Dedicado a esas mujeres y hombres que, posando como modelos, prestan duros y estáticos retales de su vida, ofreciendo sus luces y sus sombras a los artistas, para que éstos sufran el deleite de la falsa creación.
Las caricias no tienen sombra, sólo un rastro de sensación que se fija en la memoria para fabricar un recuerdo. Los objetos, las plantas y los animales sujetan sus propias sombras y soportan el desliz de las ajenas, mientras que el ser humano se deja acariciar por ellas y se esfuerza en materializar el alma para que se pose suavemente en su semejante.

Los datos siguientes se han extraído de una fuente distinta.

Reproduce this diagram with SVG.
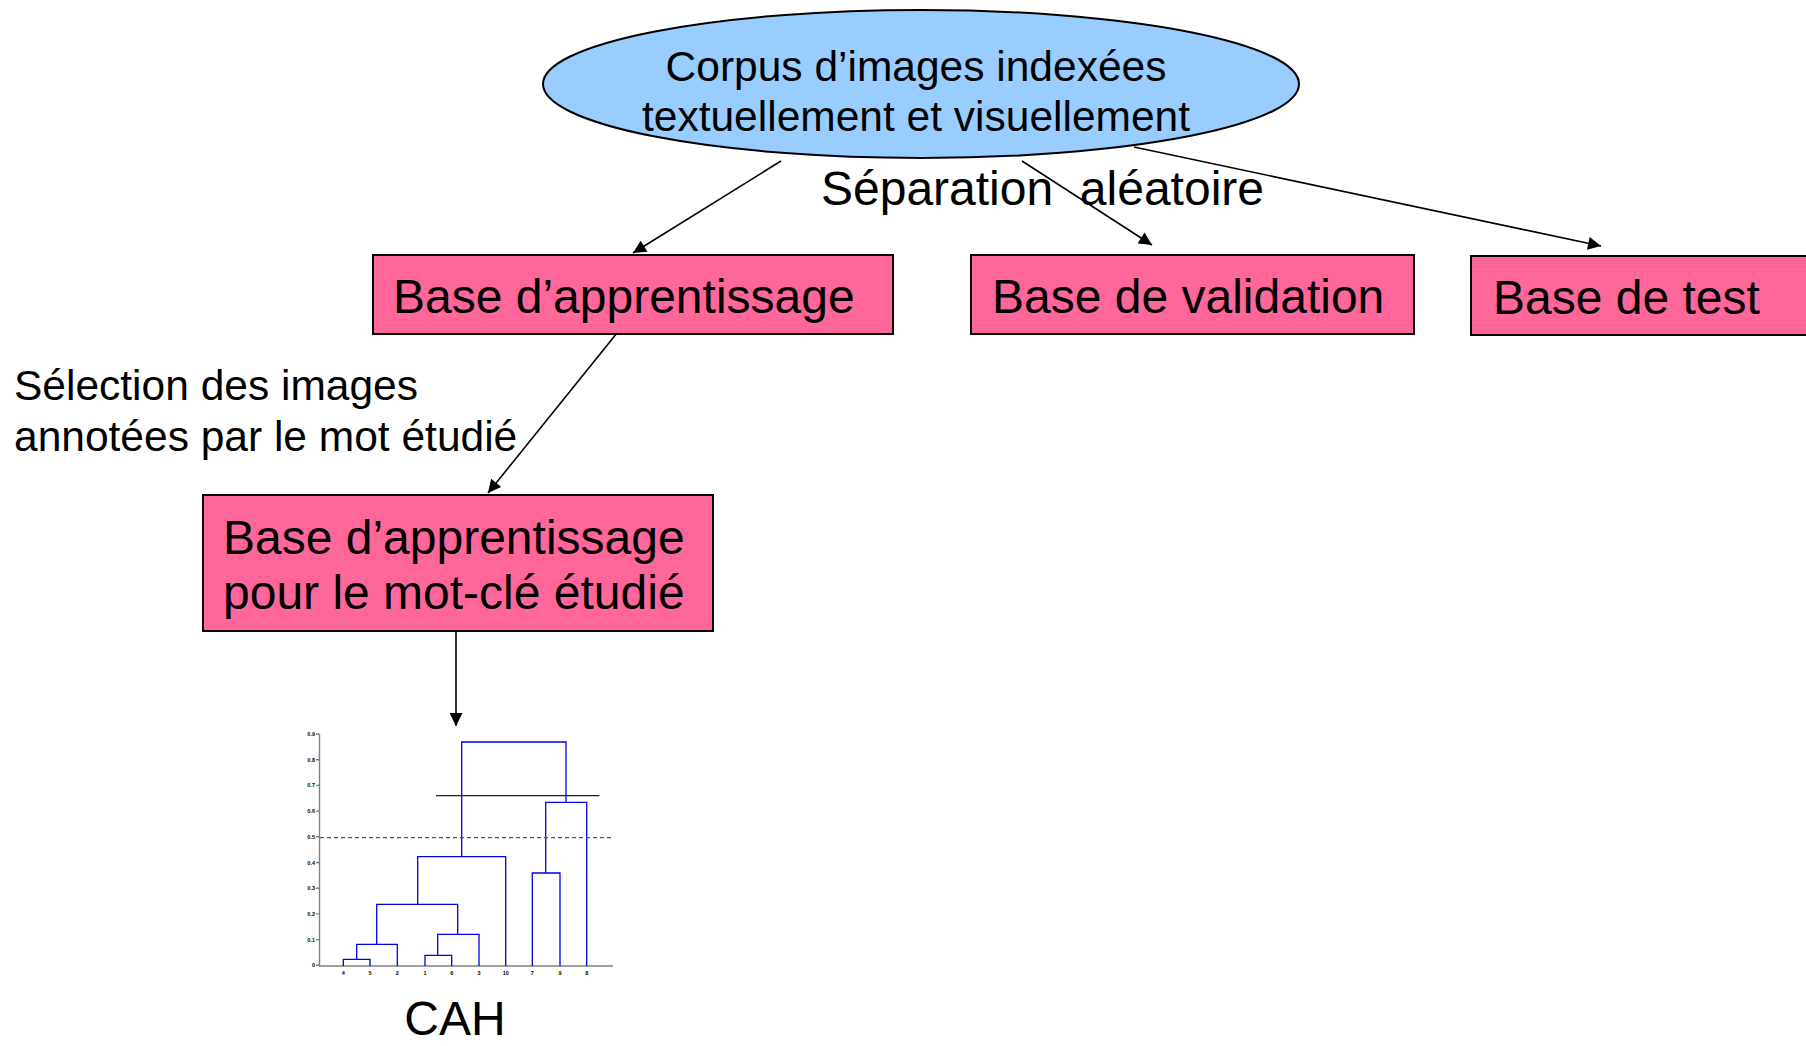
<svg xmlns="http://www.w3.org/2000/svg" width="1806" height="1046" viewBox="0 0 1806 1046">
<style>
.t{font-family:"Liberation Sans",Arial,sans-serif;fill:#000}
.box{fill:#FF6699;stroke:#000;stroke-width:2}
.con{stroke:#000;stroke-width:1.6;fill:none}
.den{stroke:#0000EE;stroke-width:1.3;fill:none}
.ax{stroke:#808080;stroke-width:1.4;fill:none}
.tk{font-family:"Liberation Sans",Arial,sans-serif;font-size:5.5px;font-weight:bold;fill:#000}
</style>
<defs>
<marker id="ahb" viewBox="0 0 10 10" refX="10" refY="5" markerWidth="14" markerHeight="13" markerUnits="userSpaceOnUse" orient="auto">
<path d="M0,0 L10,5 L0,10 z" fill="#000"/>
</marker>
</defs>
<rect width="1806" height="1046" fill="#fff"/>

<g id="corpus">
<ellipse cx="921" cy="84" rx="378" ry="74" fill="#99CCFF" stroke="#000" stroke-width="2"/>
<text class="t" x="916" y="81" font-size="42.5" text-anchor="middle">Corpus d’images indexées</text>
<text class="t" x="916" y="131" font-size="42.5" text-anchor="middle">textuellement et visuellement</text>
</g>

<g id="base-apprentissage">
<rect class="box" x="373" y="255" width="520" height="79"/>
<text class="t" x="393" y="313" font-size="48">Base d’apprentissage</text>
</g>

<g id="base-validation">
<rect class="box" x="971" y="255" width="443" height="79"/>
<text class="t" x="992" y="313" font-size="48">Base de validation</text>
</g>

<g id="base-test">
<rect class="box" x="1471" y="256" width="345" height="79"/>
<text class="t" x="1493" y="314" font-size="48">Base de test</text>
</g>

<g id="base-mot-cle">
<rect class="box" x="203" y="495" width="510" height="136"/>
<text class="t" x="223" y="554" font-size="48">Base d’apprentissage</text>
<text class="t" x="223" y="609" font-size="48">pour le mot-clé étudié</text>
</g>

<g id="labels">
<text class="t" x="821" y="205" font-size="48" xml:space="preserve">Séparation  aléatoire</text>
<text class="t" x="14" y="400" font-size="42.5">Sélection des images</text>
<text class="t" x="14" y="451" font-size="42.5">annotées par le mot étudié</text>
</g>

<g id="connectors">
<line class="con" x1="781" y1="161" x2="633" y2="253" marker-end="url(#ahb)"/>
<line class="con" x1="1022" y1="161" x2="1152" y2="245" marker-end="url(#ahb)"/>
<line class="con" x1="1134" y1="147" x2="1601" y2="246" marker-end="url(#ahb)"/>
<line class="con" x1="617" y1="333" x2="488" y2="493" marker-end="url(#ahb)"/>
<line class="con" x1="456" y1="631" x2="456" y2="726" marker-end="url(#ahb)"/>
</g>

<g id="cah">
<path class="ax" d="M319.5,734 V966 H613"/>
<path class="ax" d="M316,734H319.5M316,759.7H319.5M316,785.4H319.5M316,811.1H319.5M316,836.8H319.5M316,862.5H319.5M316,888.2H319.5M316,913.9H319.5M316,939.6H319.5M316,965.3H319.5"/>
<g text-anchor="end">
<text class="tk" x="315" y="736">0.9</text>
<text class="tk" x="315" y="761.7">0.8</text>
<text class="tk" x="315" y="787.4">0.7</text>
<text class="tk" x="315" y="813.1">0.6</text>
<text class="tk" x="315" y="838.8">0.5</text>
<text class="tk" x="315" y="864.5">0.4</text>
<text class="tk" x="315" y="890.2">0.3</text>
<text class="tk" x="315" y="915.9">0.2</text>
<text class="tk" x="315" y="941.6">0.1</text>
<text class="tk" x="315" y="967.3">0</text>
</g>
<g text-anchor="middle">
<text class="tk" x="343.3" y="975">4</text>
<text class="tk" x="370" y="975">5</text>
<text class="tk" x="397.3" y="975">2</text>
<text class="tk" x="425" y="975">1</text>
<text class="tk" x="451.7" y="975">6</text>
<text class="tk" x="479" y="975">3</text>
<text class="tk" x="505.7" y="975">10</text>
<text class="tk" x="532.3" y="975">7</text>
<text class="tk" x="560" y="975">9</text>
<text class="tk" x="586.7" y="975">8</text>
</g>
<path class="den" d="M343.3,966V959.3H370V966 M356.7,959.3V944.3H397.3V966 M425,966V955.3H451.7V966 M437.7,955.3V934.3H479V966 M376.7,944.3V904.3H457.7V934.3 M417.7,904.3V856.7H505.7V966 M532.3,966V873H560V966 M545.7,873V802.3H586.7V966 M461.7,856.7V742H566V802.3"/>
<line x1="436" y1="795.7" x2="599.3" y2="795.7" stroke="#222" stroke-width="1.3"/>
<line x1="320" y1="837.7" x2="613" y2="837.7" stroke="#555" stroke-width="1.3" stroke-dasharray="4,3"/>
<text class="t" x="455" y="1035" font-size="48" text-anchor="middle">CAH</text>
</g>
</svg>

Cuando dibujo un objeto, observo fríamente sus sombras, que no su alma, e intento trasladarlas a su tocayo papel, con sentimiento matemático y frío. Cuando más allá del papel hay una mujer o un hombre, o ambos, inconscientemente percibo mayor vida; tal vez porque lo que se ve no son sombras sino esencias. Y necesito entablar conversación sobre ello con la blanca plana fabril, hablando con los dedos; con esos dedos de acariciar pieles y de captar esencias. Y entonces siento que dono caricia humana, pero no de hombre, con suavidad inocente, a cuerpos con alma; y a veces con más de una: con la propia y la interior engendrada.

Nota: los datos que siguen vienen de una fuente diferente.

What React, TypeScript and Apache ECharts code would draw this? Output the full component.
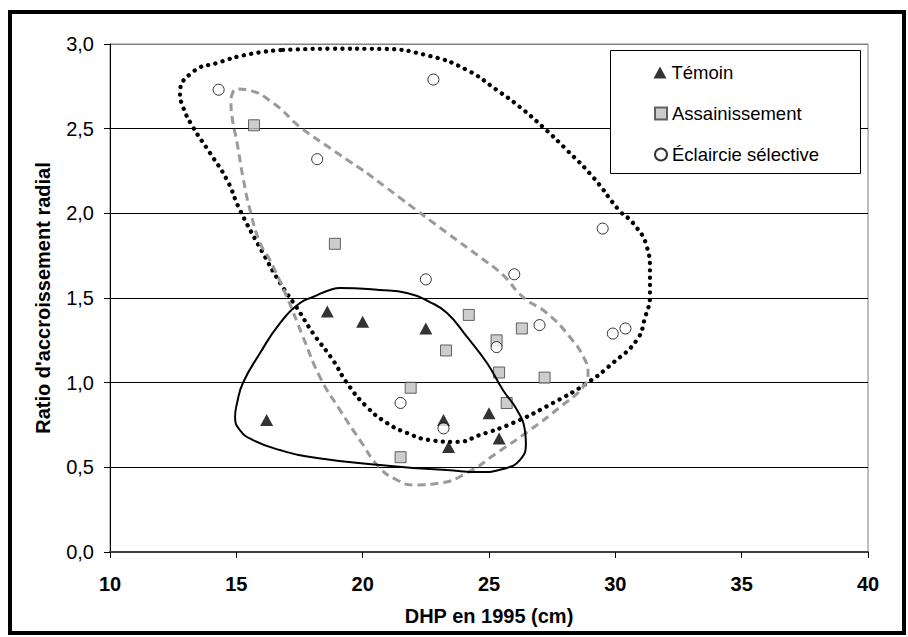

Unas veces, las sombras y las luces aparecen de entre mis yemas mientras éstas ennegrecen, no de forma fácil y segura, sino con el titubeo dulce de la responsabilidad de reproducir esencias humanas. En otras ocasiones, intermediarios de la creación rayan o pincelan entrelazos de cuerpos, deseando que sombras ajenas muy próximas reposen en sus íntimas pieles.
Mujeres y hombres se acarician con sus sombras, a veces ocultas en el vientre, para que otras mujeres y otros hombres, como yo mismo, tengamos el privilegio de atrevernos a aprehender las almas contenidas en sus luces.
Gracias a todas ellas y ellos. Y a la oculta u oculto también.